U.S. Pat. No. 6,826,910 issued to M. Easton in 2004 discloses an internal combustion engine that includes an air amplifiers to increase airflow. Air amplification with a high-pressure supply provides a practical way to for creating a large airflow needed to generate higher power for rear wheels. When synchronized to the valve openings, the efficiency is enhanced while adding to the system complexity. These additions also apply to an engine with a supercharger of turbocharger. When used in the exhaust path, the air amplifiers can also help scavenge exhaust gases from the cylinder for added power.
A most all devices and methods mentioned above have a common objective, which is to use compressed air from a source such as a pump or tank and supply the compressed air to the intake manifold of the combustion engine directly or through some auxiliary boosting device, one above being an air amplifier.
The use of compressed air on even moderately sized engines requires a large flow of compressed air. There are physical limitations on the flow rate of compressed air into ambient pressure. Physics dictates the speed of sound is the limit at which air will flow through a nozzle from an external tank. Therefore for a given valve diameter or nozzle there is a limit to the flow rate. It is possible to have larger diameter nozzles but controlling the flow with large valves becomes much less practical. An air flow amplifier as mentioned in the above patent by M. Easton, however, has great potential. It is a device that entrains a large volume of a secondary air flow from a surrounding atmosphere by means of a high-speed primary flow of pressurized air to the air amplifier from the external source.
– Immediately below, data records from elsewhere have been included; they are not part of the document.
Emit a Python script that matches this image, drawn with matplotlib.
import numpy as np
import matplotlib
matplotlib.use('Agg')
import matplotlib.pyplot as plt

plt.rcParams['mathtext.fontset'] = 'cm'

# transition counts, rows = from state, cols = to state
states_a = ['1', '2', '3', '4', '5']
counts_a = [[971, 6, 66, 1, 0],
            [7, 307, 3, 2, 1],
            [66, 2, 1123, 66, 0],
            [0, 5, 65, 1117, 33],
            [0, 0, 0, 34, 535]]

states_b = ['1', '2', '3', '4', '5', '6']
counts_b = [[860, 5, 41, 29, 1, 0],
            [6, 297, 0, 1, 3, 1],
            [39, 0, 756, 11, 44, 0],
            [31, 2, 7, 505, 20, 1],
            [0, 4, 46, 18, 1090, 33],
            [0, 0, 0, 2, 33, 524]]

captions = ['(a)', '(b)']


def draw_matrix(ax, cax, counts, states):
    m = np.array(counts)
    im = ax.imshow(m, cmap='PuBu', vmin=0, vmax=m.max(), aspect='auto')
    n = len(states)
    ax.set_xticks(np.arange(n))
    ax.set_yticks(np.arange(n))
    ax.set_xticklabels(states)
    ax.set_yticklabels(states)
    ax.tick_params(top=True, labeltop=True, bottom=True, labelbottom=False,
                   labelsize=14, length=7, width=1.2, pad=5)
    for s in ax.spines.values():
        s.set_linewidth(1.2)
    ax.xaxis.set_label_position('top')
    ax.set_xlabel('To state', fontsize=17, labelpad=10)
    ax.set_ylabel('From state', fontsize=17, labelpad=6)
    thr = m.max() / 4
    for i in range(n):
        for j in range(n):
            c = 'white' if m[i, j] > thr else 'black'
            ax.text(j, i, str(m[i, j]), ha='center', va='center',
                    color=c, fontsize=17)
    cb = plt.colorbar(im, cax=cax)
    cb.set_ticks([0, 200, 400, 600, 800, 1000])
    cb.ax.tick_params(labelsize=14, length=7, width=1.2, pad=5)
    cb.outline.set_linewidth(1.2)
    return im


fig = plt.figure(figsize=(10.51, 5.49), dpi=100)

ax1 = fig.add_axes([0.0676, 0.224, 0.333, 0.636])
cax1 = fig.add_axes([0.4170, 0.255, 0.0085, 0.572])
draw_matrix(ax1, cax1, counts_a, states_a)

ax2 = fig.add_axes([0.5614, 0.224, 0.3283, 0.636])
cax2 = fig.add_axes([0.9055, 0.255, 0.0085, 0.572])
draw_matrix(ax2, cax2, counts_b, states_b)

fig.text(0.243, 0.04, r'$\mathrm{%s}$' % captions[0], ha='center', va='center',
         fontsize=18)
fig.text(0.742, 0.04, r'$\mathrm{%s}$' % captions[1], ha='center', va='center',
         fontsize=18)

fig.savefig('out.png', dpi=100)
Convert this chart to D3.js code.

Air amplifiers can produce large flow rates that are powerful.
A common disadvantage, however, of all known devices of the aforementioned type is that no effort is made to decrease the heaviness of the rotating assembly of the turbocharger, but rather inventors cope the heaviness by using compressed air boosting methods mentioned above. Considering that the hot expanding exhaust gas from an internal combustion engine is what typically drives a turbocharger and that heat-resistant materials are typically heavy, the compressed air boosting methods to combat the heaviness of the turbocharger are, therefore, dependent on the turbocharger, that is dependent on the hot expanding exhaust gases from an internal combustion engine.
A centrifugal blower, however, can have a light-weight assembly because there is no turbine needed and because it is driven from the crankshaft via a pulley or gearing system. However, such a method requires more power than an exhaust-driven turbocharger because of the surface-to-surface contact between the parts of the gearing or pulley system. Another disadvantage of using gears or pulleys is that the power, required to increase impeller speed goes up dramatically because of the friction associated with the gearing or pulley system, increases dramatically as speed is increased. Such a centrifugal blower cannot be readily turned by hand, which labels it a high power consumption machine needing more power than necessary, unlike a turbocharger which can be readily spun by turning either the compressor or turbine wheel, especially if the turbocharger is supported by ceramic bearings. This makes turbochargers much more efficient than centrifugal blowers.